I know 1 Corinthians 13 says that now we see dimly but then we shall
see clearly. And that is the best defence I can have for why the Bible espouses
marriage as a worthy enterprise despite its transience. Marriage is supposed to
be a foreshadow for the true marriage which is the union between Christ and the
Church. When that day comes, everything we had in a marriage pales and fades
away in comparison to that magnificent union we have in Christ. And so the
seeming loss of something as profound as all the significant relationships we
built up in life becomes as nothing.
That sounds really grand, but for someone like me who is in the process
of being in a marriage, it is downright offensive to be told that marriage
serves as a higher form of fellowship, whose unique selling point is pro-creation
as well as a legit reason to have sex. I place a very high premium on my
marriage because I know I share a life with my wife in a way which no other
friendship or any other earthly endeavour (ministry, career, or any other
achievement) can ever trump. Next to God, there is nothing more important to me
than my wife, and nothing I won’t give up for her. To be told that such a bond
is actually extremely transient is not only discouraging, it is outright
offensive.
Of course, when I talk about marriage, I extend this to eventually mean
the whole family unit. How often do we get all teary eyed at the thought of one
day seeing our loved ones again in heaven? And how often do we hear that in
church eulogies, with the speaker exhorting that for the Christian with hopes
of eternal life, parting is temporal for we shall one day all meet again? The
draconic theologian might feel a spiritual compulsion to correct the speaker
that such a reunion has been badly misrepresented. For when we meet again, we
shall no longer recognize each other at all. We shall only be like Communist
sheep, recognising that we all share a common identity of having returned to
the Motherland.
If you find that image offensive, trust me. I feel the same way.

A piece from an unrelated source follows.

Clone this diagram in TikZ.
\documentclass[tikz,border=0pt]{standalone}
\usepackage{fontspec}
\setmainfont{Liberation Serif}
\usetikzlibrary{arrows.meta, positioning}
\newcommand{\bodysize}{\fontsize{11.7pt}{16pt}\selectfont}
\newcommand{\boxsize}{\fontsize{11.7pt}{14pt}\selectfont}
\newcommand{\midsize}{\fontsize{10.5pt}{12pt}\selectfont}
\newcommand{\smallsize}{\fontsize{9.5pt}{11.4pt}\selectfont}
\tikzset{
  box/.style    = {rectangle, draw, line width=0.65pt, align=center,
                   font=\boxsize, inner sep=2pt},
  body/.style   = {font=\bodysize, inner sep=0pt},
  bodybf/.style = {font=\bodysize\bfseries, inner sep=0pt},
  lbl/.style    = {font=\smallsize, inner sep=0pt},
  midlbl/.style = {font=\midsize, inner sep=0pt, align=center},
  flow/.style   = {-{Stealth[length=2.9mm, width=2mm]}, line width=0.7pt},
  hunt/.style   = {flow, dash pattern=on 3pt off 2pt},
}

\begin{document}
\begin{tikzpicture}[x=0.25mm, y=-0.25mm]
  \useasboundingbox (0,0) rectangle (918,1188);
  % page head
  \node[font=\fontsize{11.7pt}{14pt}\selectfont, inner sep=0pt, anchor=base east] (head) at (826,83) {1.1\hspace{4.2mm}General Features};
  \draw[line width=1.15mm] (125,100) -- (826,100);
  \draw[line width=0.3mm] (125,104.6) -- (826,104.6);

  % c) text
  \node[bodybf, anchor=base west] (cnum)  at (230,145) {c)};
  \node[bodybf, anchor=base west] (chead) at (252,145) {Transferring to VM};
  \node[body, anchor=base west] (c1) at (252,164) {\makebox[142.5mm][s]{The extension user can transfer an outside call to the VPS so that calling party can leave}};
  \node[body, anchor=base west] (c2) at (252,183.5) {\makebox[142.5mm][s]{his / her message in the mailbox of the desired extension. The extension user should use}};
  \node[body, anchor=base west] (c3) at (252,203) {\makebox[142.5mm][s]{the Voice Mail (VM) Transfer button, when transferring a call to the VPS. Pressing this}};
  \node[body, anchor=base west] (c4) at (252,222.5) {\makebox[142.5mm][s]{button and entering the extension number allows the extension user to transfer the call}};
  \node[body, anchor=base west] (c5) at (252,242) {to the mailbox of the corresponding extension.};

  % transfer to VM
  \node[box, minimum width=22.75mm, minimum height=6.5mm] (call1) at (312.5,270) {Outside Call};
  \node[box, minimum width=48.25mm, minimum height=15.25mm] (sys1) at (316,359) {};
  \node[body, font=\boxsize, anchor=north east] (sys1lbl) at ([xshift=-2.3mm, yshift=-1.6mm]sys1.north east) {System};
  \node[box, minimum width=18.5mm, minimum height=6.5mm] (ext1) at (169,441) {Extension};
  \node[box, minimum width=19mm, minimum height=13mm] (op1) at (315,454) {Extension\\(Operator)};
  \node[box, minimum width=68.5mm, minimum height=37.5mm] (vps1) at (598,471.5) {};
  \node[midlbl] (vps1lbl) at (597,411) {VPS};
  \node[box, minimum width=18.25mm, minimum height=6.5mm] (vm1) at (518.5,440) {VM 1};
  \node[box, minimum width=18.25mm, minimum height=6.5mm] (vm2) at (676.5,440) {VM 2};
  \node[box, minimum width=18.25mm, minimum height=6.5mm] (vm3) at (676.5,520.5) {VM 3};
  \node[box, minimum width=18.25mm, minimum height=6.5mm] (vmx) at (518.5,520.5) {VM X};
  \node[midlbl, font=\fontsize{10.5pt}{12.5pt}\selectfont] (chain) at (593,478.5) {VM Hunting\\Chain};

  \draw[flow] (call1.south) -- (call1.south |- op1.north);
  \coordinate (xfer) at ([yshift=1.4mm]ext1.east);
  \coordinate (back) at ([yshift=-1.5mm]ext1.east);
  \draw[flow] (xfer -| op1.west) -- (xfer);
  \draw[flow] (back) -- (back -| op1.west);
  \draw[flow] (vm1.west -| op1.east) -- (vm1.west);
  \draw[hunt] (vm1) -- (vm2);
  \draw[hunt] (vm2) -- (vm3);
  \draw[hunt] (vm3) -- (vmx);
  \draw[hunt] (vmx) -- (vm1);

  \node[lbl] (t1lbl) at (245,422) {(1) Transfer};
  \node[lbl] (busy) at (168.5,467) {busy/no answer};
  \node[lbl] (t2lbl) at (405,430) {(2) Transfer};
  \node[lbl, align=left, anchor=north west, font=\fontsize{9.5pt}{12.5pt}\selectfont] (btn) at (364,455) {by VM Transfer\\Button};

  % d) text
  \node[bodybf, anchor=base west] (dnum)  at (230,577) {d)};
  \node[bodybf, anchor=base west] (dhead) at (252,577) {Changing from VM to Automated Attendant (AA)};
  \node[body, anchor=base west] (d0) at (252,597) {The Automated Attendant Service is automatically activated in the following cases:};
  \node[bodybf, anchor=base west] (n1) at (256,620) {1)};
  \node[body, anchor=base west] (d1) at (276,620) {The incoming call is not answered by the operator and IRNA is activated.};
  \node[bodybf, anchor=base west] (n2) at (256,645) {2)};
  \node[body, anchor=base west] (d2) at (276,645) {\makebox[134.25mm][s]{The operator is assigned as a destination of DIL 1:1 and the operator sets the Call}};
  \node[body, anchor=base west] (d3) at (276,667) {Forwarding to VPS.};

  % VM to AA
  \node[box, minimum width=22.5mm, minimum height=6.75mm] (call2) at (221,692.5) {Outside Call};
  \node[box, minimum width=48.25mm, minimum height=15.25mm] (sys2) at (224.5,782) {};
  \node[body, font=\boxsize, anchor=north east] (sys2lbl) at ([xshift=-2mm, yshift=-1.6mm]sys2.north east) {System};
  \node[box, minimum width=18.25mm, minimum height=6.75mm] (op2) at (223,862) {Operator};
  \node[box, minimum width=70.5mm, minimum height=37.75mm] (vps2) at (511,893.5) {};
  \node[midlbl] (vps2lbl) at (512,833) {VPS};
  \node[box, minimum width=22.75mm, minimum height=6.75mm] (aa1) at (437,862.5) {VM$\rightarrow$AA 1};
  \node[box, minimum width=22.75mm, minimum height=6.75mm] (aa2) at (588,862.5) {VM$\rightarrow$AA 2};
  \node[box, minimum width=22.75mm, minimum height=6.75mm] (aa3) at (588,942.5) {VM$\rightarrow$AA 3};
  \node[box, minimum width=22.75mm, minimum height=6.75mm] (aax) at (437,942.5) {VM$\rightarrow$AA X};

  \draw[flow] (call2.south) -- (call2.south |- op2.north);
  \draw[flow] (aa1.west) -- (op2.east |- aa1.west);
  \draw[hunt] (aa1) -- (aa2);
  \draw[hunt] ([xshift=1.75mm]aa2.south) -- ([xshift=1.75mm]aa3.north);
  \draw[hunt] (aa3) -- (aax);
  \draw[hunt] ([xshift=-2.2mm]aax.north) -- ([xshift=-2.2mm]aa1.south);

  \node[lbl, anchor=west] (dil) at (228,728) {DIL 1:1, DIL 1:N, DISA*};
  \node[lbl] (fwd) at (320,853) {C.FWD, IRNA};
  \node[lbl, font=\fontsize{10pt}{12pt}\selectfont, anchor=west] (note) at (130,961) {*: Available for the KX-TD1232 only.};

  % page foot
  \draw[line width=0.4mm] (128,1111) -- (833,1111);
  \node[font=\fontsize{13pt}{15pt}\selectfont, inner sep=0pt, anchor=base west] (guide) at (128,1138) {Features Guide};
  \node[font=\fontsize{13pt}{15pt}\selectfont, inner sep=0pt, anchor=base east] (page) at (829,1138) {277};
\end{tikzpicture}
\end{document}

As I watched the theme repeated again and again in the show about how
passing over to the afterlife means the total wiping of all memories, the most
realistic part of the show would be the pain embodied by every one of those
left behind. Its painful to know that all the deep and meaningful relationships
and memories built up over the precious moments together will be rendered empty
all in one fell swoop. If I was lucky enough to meet the love of my life, I
want nothing more than to be with that person forever. Even if I don’t believe
in reincarnation, I want to know that the person I loved on earth would still
be someone special to me in heaven.
I also remember a time in church when “multiplying cell groups” was a
very hot idea. Everyone had grand notions about how it allowed the church to
grow rapidly, fulfilling the grand design of God. I was one of those who protested,
recognizing how it repeatedly dilutes the inter-relational dynamics in the cell
group. I felt that the church is nothing without the bonds of fellowship. If
the relationship within the cell groups are shallow, the church is in a very
sad state regardless of the size. Back then, I was reprimanded for being too
emotional, and not recognizing that the value of the mission to grow the church.
But more importantly, I remember being glad I was not alone. People resisted
the notion because they feared saying goodbye to relationships that had already
been invested in.
Everyone hates to break ties and say goodbye.
So is this a cultural malaise? The over-emoting of ourselves in
spiritual matters that focuses more on the self rather than the race which God
has set out for us? If I were to focus on the running the race, would it matter
less how futile building those deep relationships really are? Maybe we really
should expect less from each other and just maintain a surface relationship.
One which is sufficient to constitute serving one another, but which does not
over-extend ourselves on an endeavour with such a transient reward. Maybe “deep
relationships” really was never intended
by God. We are only called to a deep relationship with Him after all.
So maybe I really did get it wrong all this while, and therefore all
that happened to me was richly deserved. I’m told that self-aggrandizement is especially
detested by God, as it takes away all the glory which is actually due to Him.